Regression Discontinuity Design

A sophisticated and highly credible quasi-experimental approach is the regression discontinuity (RD) design. It is used when assignment to the treatment condition is based on a cutoff score on a continuous assignment variable. For example, students scoring above 80% on an entrance exam receive a scholarship (treatment), while those scoring below do not. The key assumption is that participants just above and just below the cutoff are essentially equivalent. Causality is inferred if there is a "jump" or discontinuity in the outcome variable at exactly that cutoff point when plotted against the assignment variable.

Analysis involves modeling the relationship between the assignment variable and the outcome on both sides of the cutoff. If the treatment is effective, the regression lines will be discontinuous at the cutoff. This design often provides causal evidence nearly as strong as a randomized trial because assignment is based on a precise, known rule.

Addressing Threats to Internal Validity

The major limitation of quasi-experiments is their vulnerability to threats to internal validity—the certainty that the intervention caused the observed change. Beyond selection bias, you must actively consider and rule out alternative explanations.

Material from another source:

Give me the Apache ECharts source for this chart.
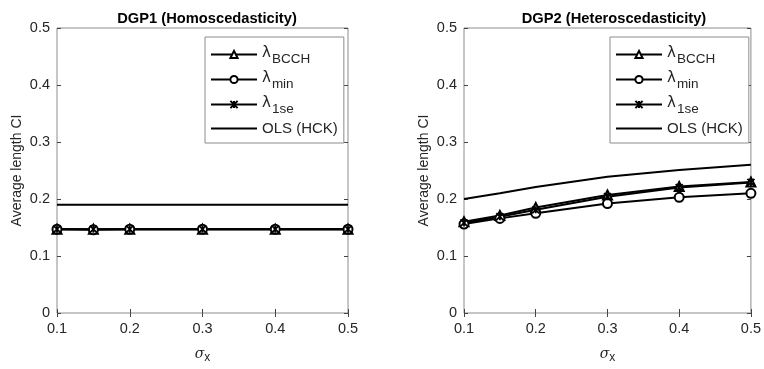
<!DOCTYPE html>
<html><head><meta charset="utf-8">
<script src="https://cdn.jsdelivr.net/npm/echarts@6/dist/echarts.min.js"></script>
<style>html,body{margin:0;padding:0;background:#fff}#c{width:764px;height:369px}</style>
</head><body><div id="c"></div>
<script>
const sigmaX = [0.1, 0.15, 0.2, 0.3, 0.4, 0.5];
const xTicks = ['0.1','0.2','0.3','0.4','0.5'];
const yTicks = ['0','0.1','0.2','0.3','0.4','0.5'];
// DGP1
const dgp1_bcch = [0.147, 0.147, 0.147, 0.147, 0.147, 0.147];
const dgp1_min  = [0.147, 0.146, 0.147, 0.147, 0.147, 0.147];
const dgp1_1se  = [0.147, 0.147, 0.147, 0.147, 0.147, 0.147];
const dgp1_ols  = [0.190, 0.190, 0.190, 0.190, 0.190, 0.190];
// DGP2
const dgp2_bcch = [0.160, 0.171, 0.185, 0.207, 0.222, 0.230];
const dgp2_min  = [0.156, 0.166, 0.175, 0.192, 0.203, 0.210];
const dgp2_1se  = [0.158, 0.169, 0.181, 0.204, 0.220, 0.229];
const dgp2_ols  = [0.200, 0.210, 0.221, 0.239, 0.251, 0.260];
const titles = ['DGP1 (Homoscedasticity)', 'DGP2 (Heteroscedasticity)'];
const names = ['λ_BCCH', 'λ_min', 'λ_1se', 'OLS (HCK)'];

const FONT = 'Liberation Sans, Arial, sans-serif';
const pairs = ys => sigmaX.map((x,i)=>[x, ys[i]]);
const grids = [
  {left:57, right:416, top:28, bottom:49, show:true, borderColor:'#8c8c8c', borderWidth:1},
  {left:464, right:10, top:28, bottom:49, show:true, borderColor:'#8c8c8c', borderWidth:1}
];
const xAxes = [], yAxes = [];
[0,1].forEach(g=>{
  xAxes.push({type:'value', gridIndex:g, min:0.1, max:0.5, interval:0.1, position:'bottom',
    axisLine:{show:false}, splitLine:{show:false},
    axisTick:{inside:true, length:4, lineStyle:{color:'#444'}},
    axisLabel:{color:'#262626', fontSize:14.5, fontFamily:FONT, margin:8,
      formatter:v=>xTicks[Math.round((v-0.1)*10)]},
    name:'{s|σ}{b|x}', nameLocation:'middle', nameGap:31,
    nameTextStyle:{color:'#262626', rich:{s:{fontSize:14, fontStyle:'italic', fontFamily:'DejaVu Serif, serif', color:'#262626'}, b:{fontSize:12, fontFamily:FONT, padding:[8,0,0,0], color:'#262626'}}}});
  xAxes.push({type:'value', gridIndex:g, min:0.1, max:0.5, interval:0.1, position:'top',
    axisLine:{show:false}, splitLine:{show:false}, axisLabel:{show:false},
    axisTick:{inside:true, length:4, lineStyle:{color:'#444'}}});
  yAxes.push({type:'value', gridIndex:g, min:0, max:0.5, interval:0.1, position:'left',
    axisLine:{show:false}, splitLine:{show:false},
    axisTick:{inside:true, length:4, lineStyle:{color:'#444'}},
    axisLabel:{color:'#262626', fontSize:14.5, fontFamily:FONT, margin:7,
      formatter:v=>yTicks[Math.round(v*10)]},
    name:'Average length CI', nameLocation:'middle', nameGap:33, nameRotate:90,
    nameTextStyle:{color:'#262626', fontSize:14, fontFamily:FONT}});
  yAxes.push({type:'value', gridIndex:g, min:0, max:0.5, interval:0.1, position:'right',
    axisLine:{show:false}, splitLine:{show:false}, axisLabel:{show:false},
    axisTick:{inside:true, length:4, lineStyle:{color:'#444'}}});
});
const xPath = 'path://M0,0L10,10M10,0L0,10M5,0L5,10';
function mk(name, data, g, sym, size){
  const s = {name:name, type:'line', data:pairs(data), xAxisIndex:g*2, yAxisIndex:g*2,
    lineStyle:{color:'#000', width:2}, itemStyle:{color:'#000', borderColor:'#000', borderWidth:1.8},
    symbol:sym, symbolSize:size, showSymbol: sym!=='none', animation:false, z: 3};
  if (sym==='none') s.itemStyle = {color:'#000'};
  return s;
}
const series = [];
const sets = [[dgp1_bcch,dgp1_min,dgp1_1se,dgp1_ols],[dgp2_bcch,dgp2_min,dgp2_1se,dgp2_ols]];
[0,1].forEach(g=>{
  const d = sets[g];
  series.push(mk(names[0], d[0], g, 'emptyTriangle', 9));
  series.push(mk(names[1], d[1], g, 'emptyCircle', 9));
  series.push(mk(names[2], d[2], g, xPath, 7));
  series.push(mk(names[3], d[3], g, 'none', 0));
});
const legendRich = {
  l:{fontSize:15, fontFamily:'DejaVu Sans, sans-serif', color:'#262626', padding:[0,1,2,0]},
  sb:{fontSize:13.5, fontFamily:FONT, color:'#262626', padding:[9,0,0,0]},
  t:{fontSize:15, fontFamily:FONT, color:'#262626'}
};
const fmt = n => { const p = n.split('_'); return p.length>1 ? '{l|'+p[0]+'}{sb|'+p[1]+'}' : '{t|'+n+'}'; };
const legendData = names.map((n,i)=> i===3 ? {name:n, itemStyle:{opacity:0}} : {name:n});
const legends = [205, 610].map((lx,g)=>({
  left:lx, top:37, orient:'vertical', data:legendData,
  backgroundColor:'#fff', borderColor:'#8c8c8c', borderWidth:1,
  padding:[9,6,7,5], itemGap:5, itemWidth:46, itemHeight:9,
  formatter:fmt, textStyle:{rich:legendRich, color:'#262626'},
  selectedMode:false
}));
const chart = echarts.init(document.getElementById('c'));
chart.setOption({
  animation:false,
  title: titles.map((t,g)=>({text:t, left: g===0?202:609, top:6, textAlign:'center',
    textStyle:{fontSize:14.7, fontWeight:'bold', fontFamily:FONT, color:'#000'}})),
  grid: grids, xAxis: xAxes, yAxis: yAxes, legend: legends, series: series
});
</script></body></html>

  • History: Did an external event co-occur with your intervention? (e.g., a national news event during a school-based program).
  • Maturation: Were the observed changes simply due to the passage of time and natural development?
  • Testing: Did repeated exposure to the same measurement tool affect scores?
  • Instrumentation: Was there a change in how the outcome was measured?

Strong quasi-experimental designs build in safeguards. The nonequivalent control group design helps control for history and maturation if the comparison group experiences the same external events and passage of time. The interrupted time series design controls for maturation by establishing a pre-existing trend. Careful design and measurement are your primary tools for strengthening causal claims.

Common Pitfalls

  1. Treating the Comparison Group as a True Control Group: The most fundamental error is ignoring pre-existing differences. You must statistically control for pretest scores and other relevant covariates. Failing to do so leads to selection bias, where any effect might simply be due to the fact that one group was more skilled, healthier, or more motivated from the start.
  2. Inadequate Pretest Data: In a time series design, having too few data points before the intervention makes it impossible to reliably establish a baseline trend. Seasonal patterns or other cyclical fluctuations can be mistaken for an intervention effect. Always gather sufficient pre-intervention data to model the underlying trend.
  3. Overlooking Rival Hypotheses: It is tempting to claim causality after seeing a positive post-intervention change. A rigorous researcher must systematically list and address plausible rival explanations (like history or instrumentation) and explain how the design features or supplementary data rule them out. Transparency about limitations strengthens your study's credibility.
  4. Misapplying the Design: Using a nonequivalent groups design when a sharp regression discontinuity cutoff exists wastes a stronger causal opportunity. Conversely, trying to force an RD analysis without a clear, adhered-to cutoff rule is invalid. Match the design to the natural assignment mechanism of your intervention.

Summary

  • Quasi-experimental designs are essential for studying cause-and-effect in real-world settings where random assignment to treatment is impractical, unethical, or impossible.
  • They rely on intact groups and use techniques like matching and statistical controls to approximate the comparability achieved through randomization.
  • Core designs include the nonequivalent control group design (using a pretest-posttest with a comparison group) and the interrupted time series design (analyzing trends before and after an intervention), each controlling for different threats to validity.
  • The regression discontinuity design offers particularly strong causal evidence when treatment assignment is based on a strict cutoff score.
  • The primary challenge is defending internal validity by rigorously addressing selection bias and other rival explanations for observed effects, requiring careful design and analytical sophistication.